Persoalan korupsi bantuan, saya kira wajar, kita ini Negara koruptor. Kita kehilangan kepercayaan publik kepada pemerintah. Sehingga terus menerus perlu meyakinkan.

Travy : Kenapa banyak mereka pindah ke Jawa, memang sentral banget, paling subur. Tetapi harus mikir, tempat tinggalnya nanti dimana. Tambah lagi tugas pemerintah, mikirin tempat tinggal. Bolehlah mereka tinggal di Jawa. Mereka tinggal di Kalimantan lebih luas, masih banyak lahan kosong yang bias diolah. Sehingga banyak criminal kita akan bertambah. Aku punya pendapat bahwa hokum itu sangat lemah, paling tidak hukumannya hanya 1-5 tahun. Sedangkan di Malaysia dan amerika sangat tegas, takut dihukum mati. Misalnya memperkosa paling lama hanya lima tahun, jadi sering terjadi. Bantuan yang tidak sampai. Kita berusah menyalurkan, bahwa kita terus. Kita sudah bias buat helicopter, tetapi kan diharus. Adobsi, mereka dapat kehidupan yang layak, jangan dulu lah, kita bias bikin yayasan. Udah banyak jual beli anak, kasihan sekali pemerintah.Saya tidak setuju menyalahkan pemerintah, mereka sudah berusaha melakukan, kita terlalu banyak tuntutan. Padahal rakat sendiri yang milih, gak usah saling menuding. SBY sekarang ada peningkatan, jangan hanya membuat down. Aduh rakyatnya gak percaya.

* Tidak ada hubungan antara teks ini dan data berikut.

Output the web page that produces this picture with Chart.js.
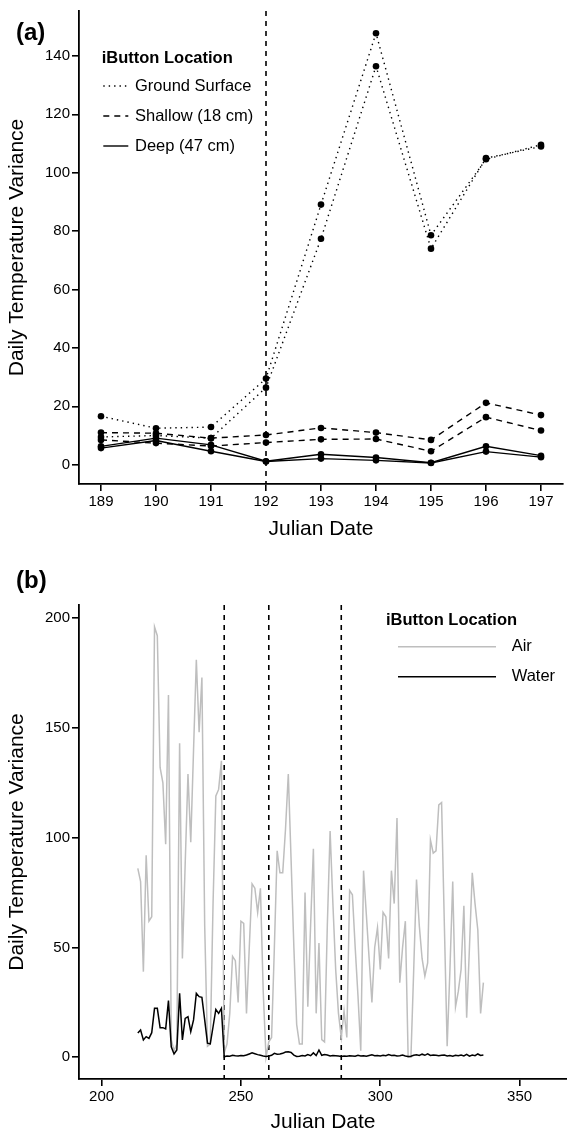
<!DOCTYPE html>
<html>
<head>
<meta charset="utf-8">
<script src="https://cdn.jsdelivr.net/npm/chart.js@4.4.0/dist/chart.umd.min.js"></script>
<style>
html, body { margin: 0; padding: 0; background: #fff; overflow: hidden; }
#wrapA { position: absolute; left: 0; top: 0; width: 567px; height: 560px; }
#wrapB { position: absolute; left: 0; top: 560px; width: 567px; height: 580px; }
</style>
</head>
<body>
<div id="wrapA"><canvas id="chartA" width="567" height="560"></canvas></div>
<div id="wrapB"><canvas id="chartB" width="567" height="580"></canvas></div>
<script>
// panel (a) - two iButtons per location
var daysA = [189, 190, 191, 192, 193, 194, 195, 196, 197];
var groundA = [16.6, 12.5, 12.9, 29.5, 89.1, 147.8, 78.6, 104.6, 109.6];
var groundB = [9.5, 10.0, 9.1, 26.4, 77.4, 136.5, 74.0, 105.0, 109.0];
var shallowA = [11.0, 10.8, 9.1, 10.2, 12.6, 11.0, 8.5, 21.2, 17.0];
var shallowB = [8.5, 7.4, 6.4, 7.6, 8.7, 8.8, 4.6, 16.3, 11.7];
var deepA = [6.3, 9.1, 6.8, 1.2, 3.6, 2.5, 0.7, 6.3, 3.1];
var deepB = [5.7, 8.3, 4.6, 1.1, 2.1, 1.5, 0.6, 4.5, 2.6];
var xTicksA = [189, 190, 191, 192, 193, 194, 195, 196, 197];
var yTicksA = [0, 20, 40, 60, 80, 100, 120, 140];
var vlinesA = [192];

// panel (b) - daily series from day 213
var firstDayB = 213;
var airB = [
  86, 80, 39, 92, 62, 64, 196, 192, 132, 125,
  97, 165, 8, 3, 6, 143, 45, 88, 129, 98,
  140, 181, 148, 173, 60, 5, 6, 70, 119, 122,
  135, 2, 6, 20, 46, 44, 25, 62, 61, 20,
  50, 79, 77, 66, 77, 30, 0, 7, 9, 50,
  94, 84, 84, 104, 129, 90, 50, 15, 6, 6,
  75, 23, 60, 95, 20, 52, 8, 7, 60, 103,
  70, 40, 20, 9, 21, 9, 76, 74, 50, 28,
  3, 85, 65, 45, 25, 50, 59, 40, 66, 64,
  45, 85, 70, 109, 34, 50, 62, 0, 0, 40,
  81, 60, 45, 37, 43, 99, 93, 94, 115, 116,
  60, 5, 40, 80, 23, 30, 40, 69, 18, 50,
  84, 70, 58, 20, 34
];
var waterB = [
  11, 12.4, 7.9, 9.4, 8.6, 11.2, 22.3, 22.3, 13.5, 13.5,
  12.9, 25.8, 4.8, 1.5, 3.3, 29.1, 7.9, 17.7, 18.5, 11.7,
  17, 29.1, 27.6, 27.3, 17, 6.4, 6.1, 13.9, 21.8, 20,
  22.3, 0.2, 0.6, 0.5, 0.9, 0.7, 0.6, 0.8, 0.7, 1.0,
  1.5, 2.0, 1.6, 1.2, 0.9, 0.6, 0.4, 0.6, 0.9, 1.8,
  1.4, 1.5, 1.8, 2.4, 2.5, 2.2, 1.0, 0.4, 0.5, 0.8,
  0.6, 1.2, 0.7, 2.0, 0.8, 3.3, 0.9, 1.2, 1.0, 0.6,
  0.8, 0.7, 0.6, 0.4, 0.6, 0.5, 0.7, 0.6, 0.5, 0.9,
  0.6, 0.7, 0.5, 0.8, 1.1, 0.7, 0.8, 0.6, 0.9, 0.7,
  1.2, 0.8, 0.9, 0.6, 0.7, 1.0, 0.6, 0.4, 0.5, 0.9,
  1.1, 0.8, 1.4, 0.9, 1.6, 0.8, 1.0, 0.9, 0.7, 0.9,
  1.0, 0.6, 0.8, 0.5, 0.9, 0.7, 1.0, 0.6, 1.3, 0.5,
  1.0, 0.7, 1.5, 0.8, 1.0
];
var daysB = airB.map(function (v, i) { return firstDayB + i; });
var xTicksB = [200, 250, 300, 350];
var yTicksB = [0, 50, 100, 150, 200];
var vlinesB = [244, 260, 286];

var FONT = "'Liberation Sans', Arial, sans-serif";
var DOTTED = [1.4, 4];
var DASHED = [6, 5];
var VDASH = [5, 5];

function pts(xs, ys) {
  return ys.map(function (y, i) { return { x: xs[i], y: y }; });
}

function series(data, dash, color, radius) {
  return {
    data: data,
    borderColor: color,
    backgroundColor: color,
    borderWidth: 1.4,
    borderDash: dash,
    pointRadius: radius,
    pointBackgroundColor: color,
    pointBorderWidth: 0,
    tension: 0
  };
}

function axis(min, max, ticks, fitSize, title, titlePad, horizontal) {
  return {
    type: 'linear',
    min: min,
    max: max,
    afterBuildTicks: function (s) {
      s.ticks = ticks.map(function (v) { return { value: v }; });
    },
    afterFit: function (s) {
      if (horizontal) s.height = fitSize; else s.width = fitSize;
    },
    grid: { drawOnChartArea: false, drawTicks: true, tickLength: 7, color: '#000', lineWidth: 1.6 },
    border: { display: true, color: '#000', width: 1.8 },
    ticks: { color: '#000', font: { family: FONT, size: 15 }, padding: 2, maxRotation: 0, autoSkip: false },
    title: { display: true, text: title, color: '#000', font: { family: FONT, size: 21 }, padding: titlePad }
  };
}

// panel label, dashed reference lines and legend
function decor(label, labelY, vlines, legend) {
  return {
    id: 'decor',
    beforeDatasetsDraw: function (chart) {
      var ctx = chart.ctx, a = chart.chartArea, x = chart.scales.x;
      ctx.save();
      ctx.strokeStyle = '#000';
      ctx.lineWidth = 1.6;
      ctx.setLineDash(VDASH);
      vlines.forEach(function (v) {
        var px = x.getPixelForValue(v);
        ctx.beginPath();
        ctx.moveTo(px, a.top);
        ctx.lineTo(px, a.bottom);
        ctx.stroke();
      });
      ctx.restore();
    },
    afterDraw: function (chart) {
      var ctx = chart.ctx;
      ctx.save();
      ctx.fillStyle = '#000';
      ctx.textBaseline = 'middle';
      ctx.textAlign = 'left';
      ctx.font = 'bold 24px ' + FONT;
      ctx.fillText(label, 16, labelY);
      ctx.font = 'bold 16.5px ' + FONT;
      ctx.fillText('iButton Location', legend.titleX, legend.titleY);
      ctx.font = '16.5px ' + FONT;
      legend.items.forEach(function (it, i) {
        var y = legend.firstY + i * 30;
        ctx.strokeStyle = it.color;
        ctx.lineWidth = it.width;
        ctx.setLineDash(it.dash);
        ctx.beginPath();
        ctx.moveTo(legend.lineX0, y);
        ctx.lineTo(legend.lineX1, y);
        ctx.stroke();
        ctx.fillText(it.text, legend.textX, y);
      });
      ctx.restore();
    }
  };
}

new Chart(document.getElementById('chartA'), {
  type: 'line',
  data: {
    datasets: [
      series(pts(daysA, groundA), DOTTED, '#000', 3.3),
      series(pts(daysA, groundB), DOTTED, '#000', 3.3),
      series(pts(daysA, shallowA), DASHED, '#000', 3.3),
      series(pts(daysA, shallowB), DASHED, '#000', 3.3),
      series(pts(daysA, deepA), [], '#000', 3.3),
      series(pts(daysA, deepB), [], '#000', 3.3)
    ]
  },
  options: {
    responsive: false,
    animation: false,
    layout: { padding: { top: 10, right: 0, bottom: 0, left: 0 } },
    plugins: { legend: { display: false }, tooltip: { enabled: false } },
    scales: {
      x: axis(188.6, 197.4, xTicksA, 76, 'Julian Date', { top: 0, bottom: 18.4 }, true),
      y: axis(-6.6, 155.4, yTicksA, 79, 'Daily Temperature Variance', { top: 5, bottom: 0 }, false)
    }
  },
  plugins: [decor('(a)', 33, vlinesA, {
    titleX: 101.7, titleY: 58.3, firstY: 86, lineX0: 103.3, lineX1: 128.3, textX: 135,
    items: [
      { text: 'Ground Surface', dash: DOTTED, color: '#000', width: 1.4 },
      { text: 'Shallow (18 cm)', dash: DASHED, color: '#000', width: 1.4 },
      { text: 'Deep (47 cm)', dash: [], color: '#000', width: 1.4 }
    ]
  })]
});

var airSet = series(pts(daysB, airB), [], '#bebebe', 0);
airSet.order = 1;
airSet.borderWidth = 1.5;
var waterSet = series(pts(daysB, waterB), [], '#000', 0);
waterSet.order = 0;
waterSet.borderWidth = 1.5;

new Chart(document.getElementById('chartB'), {
  type: 'line',
  data: { datasets: [airSet, waterSet] },
  options: {
    responsive: false,
    animation: false,
    layout: { padding: { top: 45, right: 0, bottom: 0, left: 0 } },
    plugins: { legend: { display: false }, tooltip: { enabled: false } },
    scales: {
      x: axis(191.9, 367, xTicksB, 61, 'Julian Date', { top: 0, bottom: 4.7 }, true),
      y: axis(-9.9, 206, yTicksB, 79, 'Daily Temperature Variance', { top: 5, bottom: 0 }, false)
    }
  },
  plugins: [decor('(b)', 21, vlinesB, {
    titleX: 386, titleY: 60, firstY: 86.7, lineX0: 398, lineX1: 496, textX: 511.7,
    items: [
      { text: 'Air', dash: [], color: '#bebebe', width: 1.5 },
      { text: 'Water', dash: [], color: '#000', width: 1.5 }
    ]
  })]
});
</script>
</body>
</html>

Najlah : Permasalahan Aceh dan korban bukan hanya dirasakan oleh anak dan wanita. Dalam isu gender tidak perduli anak dan perempuan, pemberdayaan kemanusiaan itu harus dilakukan secepatnya karena kita bertarus dengan penderitaan kemanusiaan. Yang terpenting ialah merehabilitasi manusia secara fisik dan mental. Pembangunan pada jiwa agama dan psikis secara sehat. Pembangunan sara akses jalan, rumah sakit akan memberikan cahaya kepa serambi aceh. Kita sayang sama pemerintah kita, makanya kita mengkritik. Maka kalau kita mengkritik, dalam rangka cinta kepada pemerintah, buakan memusuhi. Kalau kita mau berbicara terbuka dari sisi kelemahan kita, maka akan mendapatkan cara mengatasi kelemahan itu bersama. Semoga di lorong yang gelap ada sinar kembali. Aceh itu adalah persoalan bersama.